Vanessa. Discutir a relação com os tipos do Tinder

A Vanessa decidiu inscrever-se no Tinder. Mentiu na idade, mas ficou chocadíssima ao ter encontrado por lá o seu namorado do ciclo preparatório que tinha retirado mais de uma década à idade real. Agora, anda a discutir a relação com os gajos que conhece no Tinder.

E a Vanessa decidiu experimentar o Tinder. Sabem o que é o Tinder? É uma coisa expedita para acabar com a confusão que é conseguir encontros sexuais não pagos. Aquilo funciona segundo umas regras bastante básicas – “como/não como” – e é perfeitamente intuitivo. Se a pessoa acha que a outra é “comestível”, desliza o indicador para a direita. Se acha que está fora de hipótese, vira para a esquerda. Nunca o sexo tinha sido tão fácil. O velho e tradicional engate na discoteca, comparado com isto, é o equivalente contemporâneo ao namorar à janela. 

Claro que existem várias pessoas que dizem sonhar encontrar «o Amor» (sim, com maiúscula) no Tinder. Já foram feitas infindáveis reportagens sobre o assunto. Até já existe quem o tenha encontrado – curiosamente, é sempre o mesmo casal a falar em todos os jornais, sendo essa repetição a prova de que a situação é excecional.

Mas é verdade que o Tinder veio resolver alguns problemas para quem não sai à noite, tem uma vida social abaixo do sofrível e evita o sexo no local de trabalho, uma decisão que evita chatices mas reduz o universo de opções. Afinal, onde estão as pessoas, agora que o Facebook já começa a não ser o que era?

Foi a pensar nisto tudo que a Vanessa se inscreveu no Tinder. Lá arranjou uma foto razoável para se juntar ao catálogo de disponíveis, arranjou uma frase do género “à procura de amizades ou, quem sabe, algo mais” e mentiu na idade. Fogo, quem pode admitir ter mais do que 45 anos num catálogo cujo objetivo principal é uma “one night stand”? Está bem, todos sabemos que a Brigitte Macron não só faz sonhar o propriamente dito Macron como muitos outros, mas a vida é como é.

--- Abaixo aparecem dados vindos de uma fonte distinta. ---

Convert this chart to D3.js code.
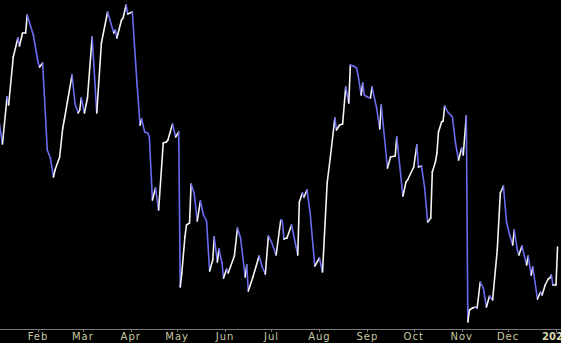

E o Tinder, caramba, também não é a vida real. É a versão moderna do ‘vê lá tu emborrachei-me sem querer e de repente acordei na cama com um tipo que nunca tinha visto’. E é assim que deve ser. Pelo menos, poupa-se o dinheiro do álcool e os males do fígado.

E então a Vanessa mentiu na idade no seu perfil do Tinder, mas ficou chocadíssima quando percebeu que não era a única.
– Vê lá tu que encontrei lá o Quinzinho, que foi meu namorado no ciclo preparatório. É incrível a lata dele! Sabes quantos anos ele diz que tem? 40!!!!!!! 
– Mas tu também dizes que tens 45. 
– Está bem, mas eu só retirei alguns anos! Agora como é que o Quim diz que tem 40? Ele consegue retirar mais de uma década!!! É uma vergonha! 
– Mas existe um código de ética do Tinder?, perguntei eu, só para a chatear.
– Não existe mas devia existir! É que há coisas que não se compreendem. 

A Vanessa parecia excessivamente dramática, que costuma ser um sinal para eu tentar fugir dali o mais depressa possível. E foi aí que eu respondi somente:
– Hum.
“Hum” é das partículas mais jeitosas da linguagem. Serve para imensos efeitos, é de uma polivalência imbatível.
– Ando com problemas com um gajo que conheci no Tinder. Não percebo ao certo o que ele quer. Temos andado a discutir a relação.

Aqui eu tive que dizer mais do que “hum”, embora fosse o “hum” que me apetecia responder.
– Vanessa, tu discutes a relação com gajos que conheces no Tinder?
– Oh pá, sim, qual é o mal? Se há problemas na relação não devem ser discutidos?
– Mas qual relação, Vanessa? Desde quando o Tinder serve para “relações” e para discutir “relações”? A ideia não é “fuck and go”? 
– Tu não percebes nada de nada. Eu discuto as minhas relações com quem eu quiser! Seja no Tinder, seja fora do Tinder. E, sim, o Tinder tem imenso potencial para discutir “a relação”. E a mim ninguém me tira uma boa discussão sobre “a relação”.